Syria’s air force, meanwhile, continues to pound cities from Homs to Aleppo, as the regime starves rebel areas inside its perimeter and murders thousands detained in its dungeons. The Al Assads have read US and international hesitation as a green light to keep slaughtering their people — just so long as they no longer gas them.

Within his area of control, therefore, Al Assad can select his own electorate. The millions of refugees will be absent. Candidates have to demonstrate 10 years of continuous residence in Syria and gather 35 signatures from the rubber-stamp parliament; that rules out any credible rebel or dissident. The six other candidates included in this tableau vivant of tyranny are the “attendant lord(s)” T.S. Eliot evokes in “Prufrock”: There “to swell a progress, start a scene or two”.
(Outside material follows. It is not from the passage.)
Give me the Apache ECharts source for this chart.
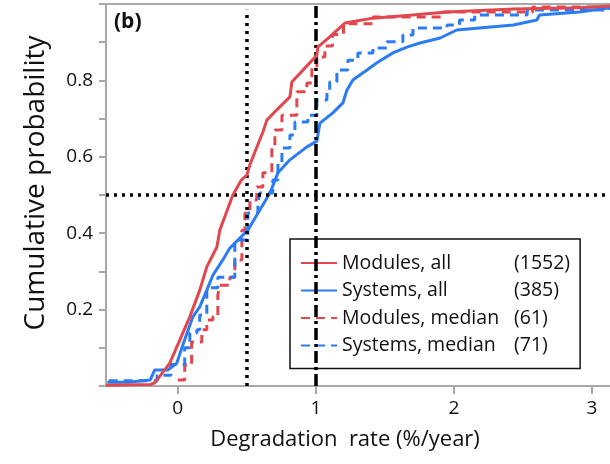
<!DOCTYPE html>
<html>
<head>
<meta charset="utf-8">
<script src="https://cdn.jsdelivr.net/npm/echarts@6/dist/echarts.min.js"></script>
<style>html,body{margin:0;padding:0;background:#fff}#c{width:610px;height:464px}</style>
</head>
<body>
<div id="c"></div>
<script>
// Legend labels and counts
var seriesNames = ['Modules, all', 'Systems, all', 'Modules, median', 'Systems, median'];
var seriesCounts = ['(1552)', '(385)', '(61)', '(71)'];
// x tick labels and y tick labels
var xTicks = [0, 1, 2, 3];
var yLabels = [0.2, 0.4, 0.6, 0.8];
// Reference lines
var refX1 = 0.5, refX2 = 1.0, refY = 0.5;

// [degradation rate, cumulative probability]
var modulesAll = [[-0.52,0.002],[-0.2,0.004],[-0.167,0.008],[-0.058,0.06],[0.014,0.12],[0.087,0.181],[0.159,0.251],[0.21,0.312],[0.283,0.364],[0.304,0.408],[0.399,0.5],[0.46,0.539],[0.5,0.552],[0.522,0.579],[0.616,0.665],[0.645,0.696],[0.717,0.723],[0.812,0.757],[0.826,0.796],[0.935,0.838],[1.007,0.866],[1.014,0.887],[1.1,0.914],[1.21,0.95],[1.413,0.963],[1.7,0.971],[1.95,0.979],[2.43,0.987],[2.91,0.99],[3.13,0.995]];
var systemsAll = [[-0.51,0.01],[-0.36,0.01],[-0.2,0.016],[-0.167,0.042],[-0.072,0.042],[-0.007,0.06],[0.036,0.107],[0.109,0.181],[0.159,0.207],[0.21,0.251],[0.254,0.29],[0.326,0.33],[0.377,0.361],[0.507,0.408],[0.594,0.461],[0.667,0.505],[0.725,0.558],[0.812,0.592],[0.935,0.626],[1.007,0.641],[1.029,0.688],[1.123,0.715],[1.196,0.741],[1.225,0.775],[1.268,0.801],[1.37,0.827],[1.442,0.846],[1.558,0.872],[1.659,0.887],[1.754,0.898],[1.9,0.911],[2.02,0.932],[2.43,0.945],[2.6,0.958],[2.62,0.971],[2.91,0.979],[3.13,0.99]];
var modulesMedian = [[0.0,0.016],[0.05,0.055],[0.1,0.115],[0.174,0.147],[0.21,0.173],[0.254,0.181],[0.29,0.238],[0.304,0.264],[0.377,0.285],[0.413,0.33],[0.464,0.408],[0.486,0.453],[0.522,0.487],[0.572,0.521],[0.616,0.558],[0.681,0.626],[0.703,0.67],[0.754,0.709],[0.862,0.77],[0.935,0.793],[0.971,0.832],[1.007,0.861],[1.065,0.89],[1.12,0.92],[1.2,0.948],[1.413,0.966],[1.92,0.979],[2.57,0.992],[3.13,1.0]];
var systemsMedian = [[-0.5,0.014],[-0.15,0.028],[-0.05,0.056],[0.05,0.1],[0.087,0.139],[0.138,0.147],[0.159,0.186],[0.21,0.257],[0.29,0.285],[0.413,0.382],[0.507,0.453],[0.58,0.482],[0.594,0.505],[0.688,0.539],[0.725,0.584],[0.754,0.623],[0.812,0.657],[0.848,0.691],[0.942,0.709],[1.007,0.749],[1.08,0.767],[1.1,0.796],[1.152,0.827],[1.232,0.853],[1.304,0.872],[1.413,0.885],[1.514,0.901],[1.63,0.919],[1.703,0.937],[1.95,0.945],[2.04,0.958],[2.15,0.971],[2.42,0.971],[2.53,0.984],[3.13,0.995]];

var RED = '#e2474e', BLUE = '#2b7cf3';
var FONT = 'Open Sans';
var chart = echarts.init(document.getElementById('c'), null, {renderer: 'canvas'});

function fmtLegend(name) {
  var i = seriesNames.indexOf(name);
  return '{n|' + name + '}{c|' + seriesCounts[i] + '}';
}

var option = {
  animation: false,
  backgroundColor: '#fff',
  textStyle: {fontFamily: FONT},
  title: {text: '(b)', left: 109, top: 7, textStyle: {fontSize: 21, fontWeight: 'bold', color: '#111', fontFamily: FONT}},
  grid: {left: 106, top: 4, right: 0, bottom: 78, containLabel: false},
  legend: {
    orient: 'vertical', left: 290, top: 239,
    backgroundColor: '#fff', borderColor: '#111', borderWidth: 1.5, borderRadius: 0,
    padding: [14, 10, 13, 10], itemGap: 7.5, itemWidth: 36, itemHeight: 14,
    itemStyle: {opacity: 0},
    data: seriesNames,
    formatter: fmtLegend,
    textStyle: {fontFamily: FONT, fontSize: 19.5, color: '#111', rich: {n: {width: 172, fontSize: 19.5, fontFamily: FONT, color: '#111'}, c: {fontSize: 19.5, fontFamily: FONT, color: '#111'}}}
  },
  xAxis: [{
    type: 'value', min: -0.52, max: 3.13,
    name: 'Degradation  rate (%/year)', nameLocation: 'middle', nameGap: 43,
    nameTextStyle: {fontSize: 22, color: '#111', fontFamily: FONT, padding: [0, 26, 0, 0]},
    axisLine: {show: true, onZero: false, lineStyle: {color: '#a8a8a8', width: 2}},
    axisTick: {show: true, customValues: xTicks, length: 8, lineStyle: {color: '#a8a8a8', width: 2}},
    axisLabel: {customValues: xTicks, margin: 13, fontSize: 19, color: '#111', fontFamily: FONT},
    splitLine: {show: false}
  }, {
    type: 'value', position: 'top', min: -0.52, max: 3.13,
    axisLine: {show: true, onZero: false, lineStyle: {color: '#a8a8a8', width: 2}},
    axisTick: {show: false}, axisLabel: {show: false}, splitLine: {show: false}
  }],
  yAxis: {
    type: 'value', min: 0, max: 1, interval: 0.1,
    name: 'Cumulative probability', nameLocation: 'middle', nameGap: 56,
    nameTextStyle: {fontSize: 28, color: '#111', fontFamily: FONT, padding: [0, 0, 0, 24]},
    axisLine: {show: true, onZero: false, lineStyle: {color: '#a8a8a8', width: 2}},
    axisTick: {show: true, length: 7, lineStyle: {color: '#a8a8a8', width: 2}},
    axisLabel: {margin: 13, fontSize: 19, color: '#111', fontFamily: FONT,
      formatter: function (v) {
        for (var i = 0; i < yLabels.length; i++) if (Math.abs(v - yLabels[i]) < 1e-6) return yLabels[i].toFixed(1);
        return '';
      }},
    splitLine: {show: false}
  },
  series: [
    {name: seriesNames[2], type: 'line', data: modulesMedian, step: 'end', showSymbol: false, symbol: 'none', z: 3,
      lineStyle: {color: RED, width: 3, type: [9, 6]}, itemStyle: {color: RED}},
    {name: seriesNames[3], type: 'line', data: systemsMedian, step: 'end', showSymbol: false, symbol: 'none', z: 3,
      lineStyle: {color: BLUE, width: 3, type: [9, 6]}, itemStyle: {color: BLUE}},
    {name: seriesNames[1], type: 'line', data: systemsAll, showSymbol: false, symbol: 'none', z: 4,
      lineStyle: {color: BLUE, width: 3}, itemStyle: {color: BLUE}},
    {name: seriesNames[0], type: 'line', data: modulesAll, showSymbol: false, symbol: 'none', z: 5,
      lineStyle: {color: RED, width: 3}, itemStyle: {color: RED}},
    {name: 'ref', type: 'line', data: [[refX1, refY]], symbol: 'none', showSymbol: false, lineStyle: {opacity: 0}, z: 6,
      markLine: {
        silent: true, symbol: ['none', 'none'], label: {show: false}, animation: false,
        data: [
          [{coord: [refX1, 0], lineStyle: {type: [3, 5], width: 3.5, color: '#000'}}, {coord: [refX1, 0.985]}],
          [{coord: [refX2, 0], lineStyle: {type: [12, 4, 3, 4], width: 3.5, color: '#000'}}, {coord: [refX2, 1]}],
          [{coord: [-0.52, refY], lineStyle: {type: [3, 5], width: 3.5, color: '#000'}}, {coord: [3.13, refY]}]
        ]
      }}
  ]
};
chart.setOption(option);
</script>
</body>
</html>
Yet, this faux-regal figure, who inherited Syria’s notional republic from his father, Hafez Al Assad, who ruled it for 30 years, may be more vulnerable than he looks.

The Syrian battlefield is both patchwork and see-saw. Rebels last month punched into the Al Assads’ north-western hinterland of Latakia, capturing the strategic town of Kasab and reaching the sea. This rebel bridgehead is psychologically as well as strategically dangerous to the Al Assads — and hard to eradicate. Air power is little use since Kasab is close to the frontier with Turkey, which shot down a Syrian jet near the border crossing on March 23. The hilly terrain is difficult and the regime has serious manpower shortages.

At the same time, western powers are starting to suspect Damascus does not intend to hand over all its chemical arms and amid credible reports it has been using chlorine gas (not part of the handover anyway), there is speculation the Al Assad regime may be preparing new gas attacks in the northwest. One well-connected Latakia resident says that three villages around Kasab — inhabited mostly by members of the Al Assads’ minority Alawite sect — have just been evacuated. This proves nothing, but it is shaking up an area so far largely spared the war.

Al Assad may believe he has the measure of Obama as a man who will tolerate anything to avoid getting embroiled in Syria, but the Syrian leader who is, in effect, a ward of the Iranian state, would do well to study Obama’s determined pursuit of rapprochement with Iran and what he appears to see as a self-regulating balance of power in the region that damps down the incendiary schism between Sunni and Shiites.
In Iran, leading personalities remember vividly having nerve gas rained on them by another Baath party regime, Saddam Hussain’s Iraq, in the 1980s. The Al Assads, with their savagery, sectarian cynicism and tendency to over-reach, are more likely to be casualties than beneficiaries of any US detente with Iran.